Output the lines exactly, from the one where "Emit a Python" appears through the one where "import numpy as np" appears. Images are left out.

___ Records for this exercise

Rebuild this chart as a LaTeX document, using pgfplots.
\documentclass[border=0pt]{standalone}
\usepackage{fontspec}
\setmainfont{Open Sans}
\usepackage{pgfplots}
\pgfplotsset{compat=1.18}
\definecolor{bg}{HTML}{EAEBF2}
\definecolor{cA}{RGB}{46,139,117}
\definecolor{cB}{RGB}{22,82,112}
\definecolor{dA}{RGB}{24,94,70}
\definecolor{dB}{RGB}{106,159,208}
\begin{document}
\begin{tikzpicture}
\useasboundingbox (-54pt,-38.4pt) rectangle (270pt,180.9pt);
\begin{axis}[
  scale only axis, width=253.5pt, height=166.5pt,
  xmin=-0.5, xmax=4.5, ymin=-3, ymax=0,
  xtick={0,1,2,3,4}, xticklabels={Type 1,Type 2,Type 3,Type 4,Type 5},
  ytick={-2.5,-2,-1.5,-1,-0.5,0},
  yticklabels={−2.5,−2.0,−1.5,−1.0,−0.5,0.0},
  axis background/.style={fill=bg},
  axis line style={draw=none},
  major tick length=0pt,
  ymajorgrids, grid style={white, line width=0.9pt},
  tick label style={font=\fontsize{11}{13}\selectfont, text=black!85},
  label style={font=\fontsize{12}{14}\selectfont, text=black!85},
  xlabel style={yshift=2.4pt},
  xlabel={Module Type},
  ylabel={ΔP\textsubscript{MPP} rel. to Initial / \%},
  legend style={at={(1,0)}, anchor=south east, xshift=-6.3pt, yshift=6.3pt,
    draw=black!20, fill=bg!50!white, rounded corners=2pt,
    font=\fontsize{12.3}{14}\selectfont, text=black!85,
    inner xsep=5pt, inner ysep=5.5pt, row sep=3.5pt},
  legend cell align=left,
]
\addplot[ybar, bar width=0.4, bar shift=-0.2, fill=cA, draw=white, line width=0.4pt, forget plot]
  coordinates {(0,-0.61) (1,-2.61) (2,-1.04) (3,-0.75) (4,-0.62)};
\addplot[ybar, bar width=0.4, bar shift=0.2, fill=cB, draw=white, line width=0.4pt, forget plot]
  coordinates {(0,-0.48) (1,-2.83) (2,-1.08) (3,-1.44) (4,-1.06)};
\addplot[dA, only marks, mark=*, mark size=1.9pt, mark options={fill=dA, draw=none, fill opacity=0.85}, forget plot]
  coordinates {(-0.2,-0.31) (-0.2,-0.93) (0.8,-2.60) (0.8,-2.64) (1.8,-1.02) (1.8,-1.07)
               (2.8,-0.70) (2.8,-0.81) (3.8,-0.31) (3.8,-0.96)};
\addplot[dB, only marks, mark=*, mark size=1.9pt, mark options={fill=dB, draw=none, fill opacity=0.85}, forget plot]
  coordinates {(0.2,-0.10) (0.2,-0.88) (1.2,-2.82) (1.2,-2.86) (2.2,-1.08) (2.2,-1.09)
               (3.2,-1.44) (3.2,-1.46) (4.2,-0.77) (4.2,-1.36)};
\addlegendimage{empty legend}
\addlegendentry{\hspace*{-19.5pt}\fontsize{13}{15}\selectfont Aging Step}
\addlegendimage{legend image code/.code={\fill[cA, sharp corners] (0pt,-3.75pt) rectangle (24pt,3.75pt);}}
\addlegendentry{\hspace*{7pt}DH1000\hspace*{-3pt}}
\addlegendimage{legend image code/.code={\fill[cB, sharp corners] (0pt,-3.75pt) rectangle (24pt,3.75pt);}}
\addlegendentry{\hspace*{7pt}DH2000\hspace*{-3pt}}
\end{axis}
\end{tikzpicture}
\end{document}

______
___ Records for this exercise

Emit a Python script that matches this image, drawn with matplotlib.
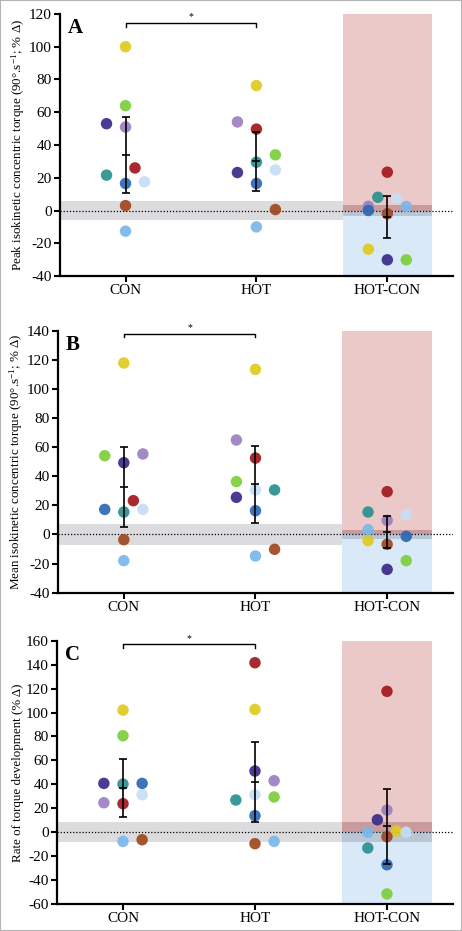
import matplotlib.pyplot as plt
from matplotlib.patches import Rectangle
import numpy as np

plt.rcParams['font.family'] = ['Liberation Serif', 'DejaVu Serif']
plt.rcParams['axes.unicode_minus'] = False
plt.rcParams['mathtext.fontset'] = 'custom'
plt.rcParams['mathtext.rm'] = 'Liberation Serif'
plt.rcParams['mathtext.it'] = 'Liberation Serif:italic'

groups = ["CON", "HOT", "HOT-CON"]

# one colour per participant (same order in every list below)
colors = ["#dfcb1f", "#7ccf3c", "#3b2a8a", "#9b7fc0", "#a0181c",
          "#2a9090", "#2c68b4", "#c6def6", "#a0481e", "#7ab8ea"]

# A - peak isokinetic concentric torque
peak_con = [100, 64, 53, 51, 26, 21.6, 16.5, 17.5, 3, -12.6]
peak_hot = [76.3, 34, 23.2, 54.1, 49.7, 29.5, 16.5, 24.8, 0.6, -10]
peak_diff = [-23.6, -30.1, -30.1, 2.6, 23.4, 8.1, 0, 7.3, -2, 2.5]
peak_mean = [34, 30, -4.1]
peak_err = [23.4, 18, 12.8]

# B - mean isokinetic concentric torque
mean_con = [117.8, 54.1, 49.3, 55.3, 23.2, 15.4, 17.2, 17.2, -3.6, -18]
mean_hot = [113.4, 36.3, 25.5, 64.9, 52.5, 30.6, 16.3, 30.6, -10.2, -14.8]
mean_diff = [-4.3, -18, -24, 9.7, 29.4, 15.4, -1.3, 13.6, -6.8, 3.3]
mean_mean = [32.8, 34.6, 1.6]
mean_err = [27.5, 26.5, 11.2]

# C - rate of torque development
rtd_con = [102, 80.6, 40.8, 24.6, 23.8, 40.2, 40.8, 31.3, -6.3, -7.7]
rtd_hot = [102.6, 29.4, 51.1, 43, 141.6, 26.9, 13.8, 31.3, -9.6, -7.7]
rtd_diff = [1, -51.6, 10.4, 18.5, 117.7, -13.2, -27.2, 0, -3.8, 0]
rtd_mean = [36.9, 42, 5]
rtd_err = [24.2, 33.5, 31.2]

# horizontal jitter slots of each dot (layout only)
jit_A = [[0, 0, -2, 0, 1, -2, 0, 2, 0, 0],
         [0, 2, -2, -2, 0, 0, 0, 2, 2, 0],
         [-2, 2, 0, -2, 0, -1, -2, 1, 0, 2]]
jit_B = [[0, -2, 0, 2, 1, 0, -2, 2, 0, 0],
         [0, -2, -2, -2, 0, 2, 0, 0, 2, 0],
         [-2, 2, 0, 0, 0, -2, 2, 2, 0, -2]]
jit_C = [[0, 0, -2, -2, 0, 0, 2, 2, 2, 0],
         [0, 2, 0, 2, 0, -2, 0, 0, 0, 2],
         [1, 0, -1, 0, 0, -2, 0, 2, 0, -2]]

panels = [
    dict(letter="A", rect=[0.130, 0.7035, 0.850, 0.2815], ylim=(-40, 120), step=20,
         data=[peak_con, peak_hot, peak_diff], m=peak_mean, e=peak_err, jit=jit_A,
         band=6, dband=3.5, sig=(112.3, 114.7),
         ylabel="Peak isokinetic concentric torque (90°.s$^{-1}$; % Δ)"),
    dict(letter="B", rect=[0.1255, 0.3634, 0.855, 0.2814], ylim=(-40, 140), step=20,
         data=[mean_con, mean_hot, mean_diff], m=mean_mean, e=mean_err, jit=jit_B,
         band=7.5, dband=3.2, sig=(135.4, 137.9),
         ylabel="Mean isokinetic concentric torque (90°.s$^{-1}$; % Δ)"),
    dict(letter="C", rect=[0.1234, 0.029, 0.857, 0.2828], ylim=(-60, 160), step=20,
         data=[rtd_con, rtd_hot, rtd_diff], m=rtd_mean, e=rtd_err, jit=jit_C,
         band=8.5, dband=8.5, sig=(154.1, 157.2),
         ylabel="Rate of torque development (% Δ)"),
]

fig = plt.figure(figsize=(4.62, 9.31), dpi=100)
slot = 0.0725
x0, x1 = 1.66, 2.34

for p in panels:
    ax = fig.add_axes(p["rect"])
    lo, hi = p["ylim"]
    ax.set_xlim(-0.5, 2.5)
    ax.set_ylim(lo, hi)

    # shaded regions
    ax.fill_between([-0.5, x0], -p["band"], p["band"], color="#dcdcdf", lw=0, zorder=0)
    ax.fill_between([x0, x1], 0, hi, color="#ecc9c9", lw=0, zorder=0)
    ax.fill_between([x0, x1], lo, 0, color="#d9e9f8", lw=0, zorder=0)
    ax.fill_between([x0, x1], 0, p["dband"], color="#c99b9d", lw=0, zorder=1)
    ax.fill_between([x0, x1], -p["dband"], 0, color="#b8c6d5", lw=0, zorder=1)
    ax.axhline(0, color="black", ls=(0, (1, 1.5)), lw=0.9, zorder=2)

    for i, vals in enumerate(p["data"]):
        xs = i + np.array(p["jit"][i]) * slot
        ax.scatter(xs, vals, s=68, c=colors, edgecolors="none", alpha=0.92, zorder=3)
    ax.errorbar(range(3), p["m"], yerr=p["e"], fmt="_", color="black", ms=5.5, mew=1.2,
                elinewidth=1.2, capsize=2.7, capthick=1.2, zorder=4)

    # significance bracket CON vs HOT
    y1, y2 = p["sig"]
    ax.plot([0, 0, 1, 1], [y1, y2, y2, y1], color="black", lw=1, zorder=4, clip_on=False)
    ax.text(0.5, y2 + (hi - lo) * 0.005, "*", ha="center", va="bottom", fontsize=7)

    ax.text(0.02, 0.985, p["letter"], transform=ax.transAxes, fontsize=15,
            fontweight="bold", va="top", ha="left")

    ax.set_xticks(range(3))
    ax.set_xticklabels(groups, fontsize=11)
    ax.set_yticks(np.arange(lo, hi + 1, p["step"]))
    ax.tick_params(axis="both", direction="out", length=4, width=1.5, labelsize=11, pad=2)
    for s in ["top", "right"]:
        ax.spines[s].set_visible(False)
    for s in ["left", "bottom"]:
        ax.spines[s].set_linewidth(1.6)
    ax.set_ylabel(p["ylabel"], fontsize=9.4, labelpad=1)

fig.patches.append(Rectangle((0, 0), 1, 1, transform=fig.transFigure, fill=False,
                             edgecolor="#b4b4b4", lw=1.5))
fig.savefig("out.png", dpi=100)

______
___ Records for this exercise

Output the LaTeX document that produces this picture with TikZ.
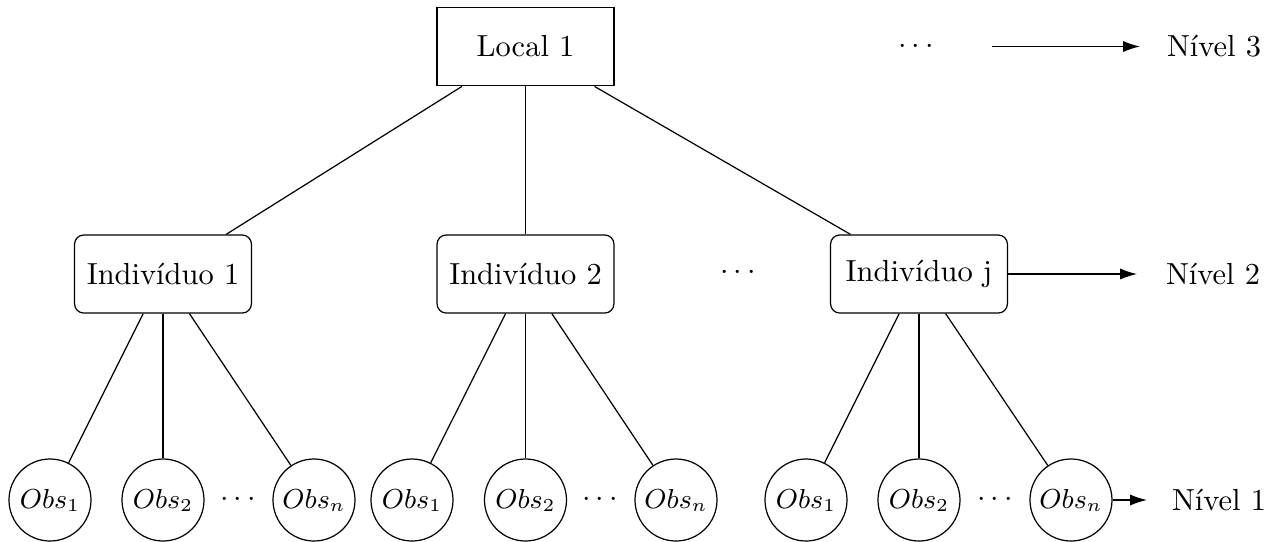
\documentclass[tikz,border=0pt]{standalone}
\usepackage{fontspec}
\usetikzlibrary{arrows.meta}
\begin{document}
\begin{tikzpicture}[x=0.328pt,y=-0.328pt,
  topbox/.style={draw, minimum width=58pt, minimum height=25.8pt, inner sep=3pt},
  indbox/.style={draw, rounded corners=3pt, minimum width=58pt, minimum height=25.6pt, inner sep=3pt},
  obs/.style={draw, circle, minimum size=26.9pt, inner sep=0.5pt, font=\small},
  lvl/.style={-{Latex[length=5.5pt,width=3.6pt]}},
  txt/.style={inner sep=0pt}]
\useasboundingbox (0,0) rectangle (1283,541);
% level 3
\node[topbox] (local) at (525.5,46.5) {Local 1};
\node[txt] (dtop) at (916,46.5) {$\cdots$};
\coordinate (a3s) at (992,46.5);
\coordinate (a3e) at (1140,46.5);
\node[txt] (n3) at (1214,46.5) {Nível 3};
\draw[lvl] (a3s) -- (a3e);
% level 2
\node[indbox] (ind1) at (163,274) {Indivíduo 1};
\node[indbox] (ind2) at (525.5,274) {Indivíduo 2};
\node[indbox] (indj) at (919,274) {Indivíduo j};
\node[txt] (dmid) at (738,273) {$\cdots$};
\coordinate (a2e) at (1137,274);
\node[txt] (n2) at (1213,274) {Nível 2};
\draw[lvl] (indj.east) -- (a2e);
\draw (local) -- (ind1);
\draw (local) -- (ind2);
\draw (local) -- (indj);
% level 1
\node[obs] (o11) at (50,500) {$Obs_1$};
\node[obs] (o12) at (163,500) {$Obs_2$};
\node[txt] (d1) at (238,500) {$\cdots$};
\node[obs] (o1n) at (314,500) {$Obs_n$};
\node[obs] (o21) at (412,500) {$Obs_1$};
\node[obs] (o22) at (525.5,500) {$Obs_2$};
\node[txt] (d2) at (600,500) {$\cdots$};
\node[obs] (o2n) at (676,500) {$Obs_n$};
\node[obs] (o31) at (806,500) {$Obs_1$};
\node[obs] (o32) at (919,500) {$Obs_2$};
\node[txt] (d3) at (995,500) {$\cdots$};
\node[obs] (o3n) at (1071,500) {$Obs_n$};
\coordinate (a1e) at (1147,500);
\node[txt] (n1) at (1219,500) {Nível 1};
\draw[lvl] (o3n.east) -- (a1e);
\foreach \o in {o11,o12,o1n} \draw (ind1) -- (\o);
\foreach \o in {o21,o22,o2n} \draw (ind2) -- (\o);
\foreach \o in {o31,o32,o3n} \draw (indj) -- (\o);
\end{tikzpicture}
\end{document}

______

* [Solution for this task]
Emit a Python script that matches this image, drawn with matplotlib.
import matplotlib.pyplot as plt
from matplotlib.patches import Rectangle
import numpy as np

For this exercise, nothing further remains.